The Four-Way Value Distribution
Despite the chaos, the economics prove so compelling that adoption is bound to accelerate. The model has the potential to create extraordinary value for four constituencies:
Enterprises achieve 70-90% cost reduction versus human alternatives while accessing previously impossible capabilities such as personalization at population scale, continuous analysis across all data, perfect consistency, and availability. Large companies will willingly pay 5-10x inference costs because they’re saving 10-20x total costs.
Orchestration platforms capture 60-90% gross margins by marking up inference costs based on value delivered. Unlike traditional software with massive development costs and slow deployment, these platforms scale instantly with usage. Every workflow completed strengthens their position through accumulated context and refined coordination patterns. (See more from me here, here, and here on how the Orchestration Layer is key to capturing value).
Hyperscalers and model providers receive continuous, high-margin inference revenue that scales with economic activity itself. Unlike training workloads that spike and decline, inference generates predictable, growing revenue streams. Current inference markets of $2-5 billion annually could reach $500 billion-$1 trillion by 2030. That represents pure profit for infrastructure already being built
And, of course, there’s Nvidia. In this view, they, along with other infrastructure providers in the AI economy, are the ones sitting as the true chokepoint of value creation.
The Economic Endgame
The mathematics of the transformation to the Inference Economy are unforgiving. Economic modeling shows that as computational resources expand, the share of labor in the GDP will converge to zero, while compute captures essentially all economic value.
This isn’t because human work disappears but because its value becomes capped at computational replacement costs while the economy continues expanding through compute scaling.
In other words, as computers get more powerful, a bigger share of total economic value will come from machines, not people.
It’s not that humans stop working or contributing, but that the maximum value of human work is limited by what a machine could do for the same task. Meanwhile, compute power can keep scaling up almost without limit.

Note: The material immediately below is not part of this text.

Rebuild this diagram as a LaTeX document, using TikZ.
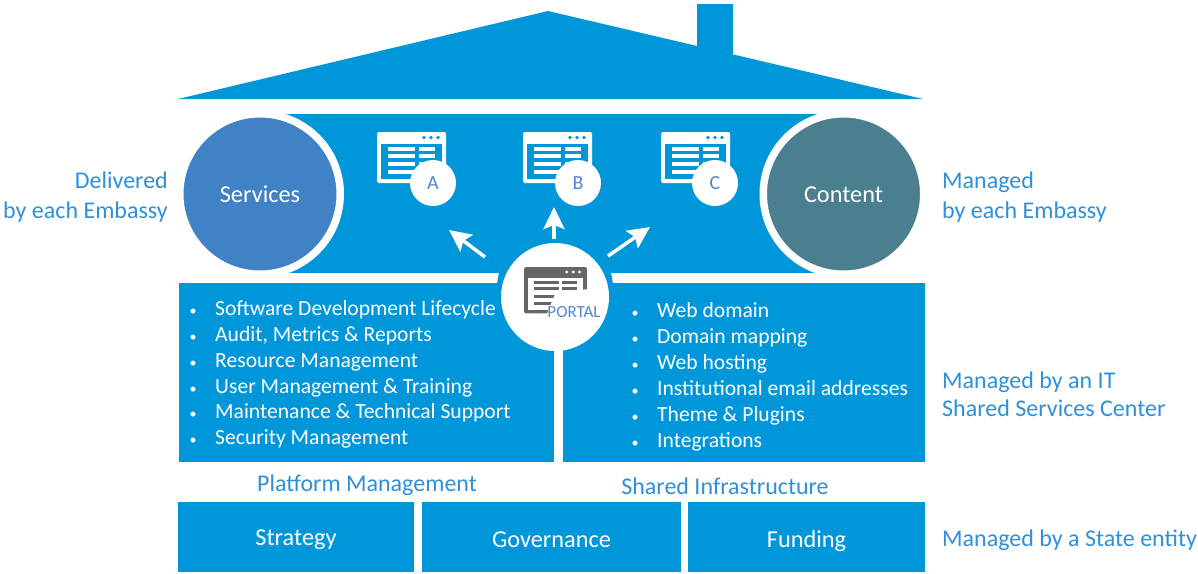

The scale differential is stark: human cognitive capacity operates at approximately 10^16 to 10^18 floating point operations per second, while projected computational resources could reach 10^54 flops—a difference of more than 30 orders of magnitude!
As Restrepo warns, we “won’t be missed” economically. But this massive transfer creates the revenue streams justifies today’s infrastructure investments, potentially accelerating growth to 20-30% annually if AGI automates science.

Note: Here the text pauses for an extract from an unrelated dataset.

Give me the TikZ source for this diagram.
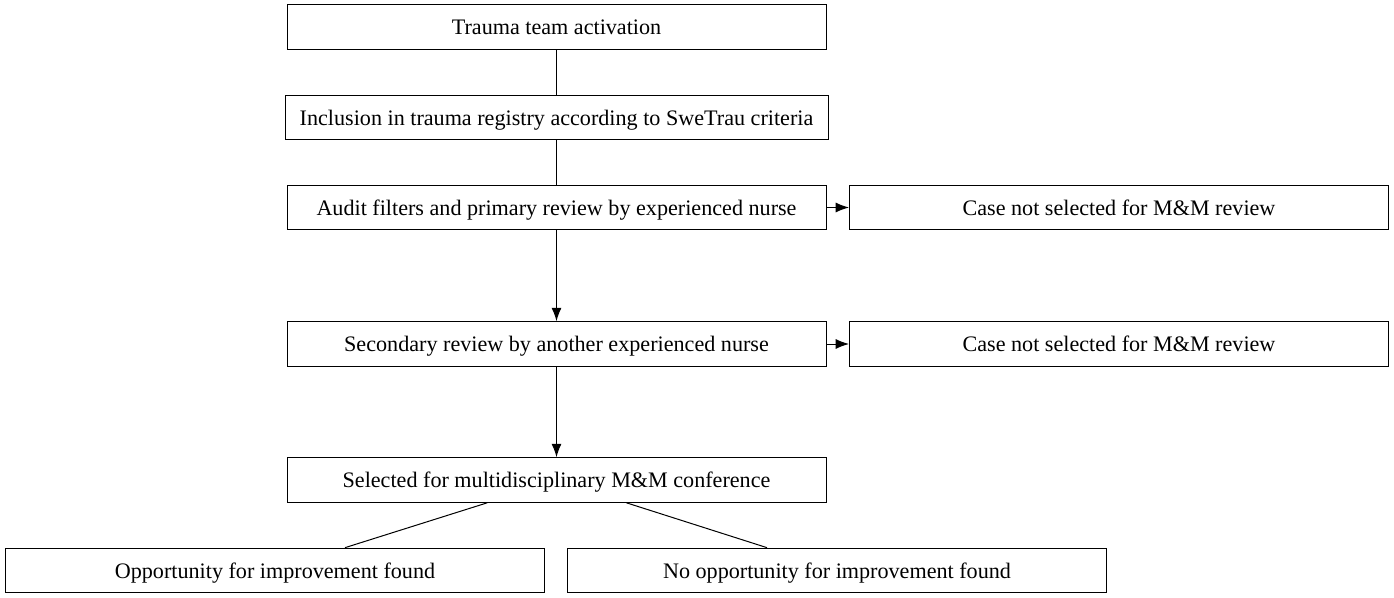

Economic theory confirms the transformation ahead. As more essential work becomes automatable, growth becomes entirely driven by computational expansion, with output scaling linearly with compute resources. Every additional data center, every new GPU cluster, every inference optimization directly translates into economic capacity. The economy stops being constrained by human limitations and starts scaling with silicon.
The build-out becomes essential for the economic transformation ahead, one where compute becomes the primary factor of production.
For enterprises, then, the question isn’t whether to deploy AI, but how quickly to restructure around synthetic colleagues. The competitive advantage isn’t incremental but exponential. Amid such questions of backlash as the one raised by the MIT study this summer about the high rate of failed GenAI enterprise pilot projects, the reality is that delay means competing against organizations with unlimited cognitive resources.
This is the discontinuity that must be understood to grasp the scale of upheaval coming to all economic assumptions.
The missing $800 billion for all of this infrastructure spending isn’t missing. This revenue (and far, far, far, more!) will emerge from the orchestration capability enabled by this inference economy.
Between now and 2030, as synthetic colleagues perform increasing portions of cognitive labor, they will transform how value gets created in the economy.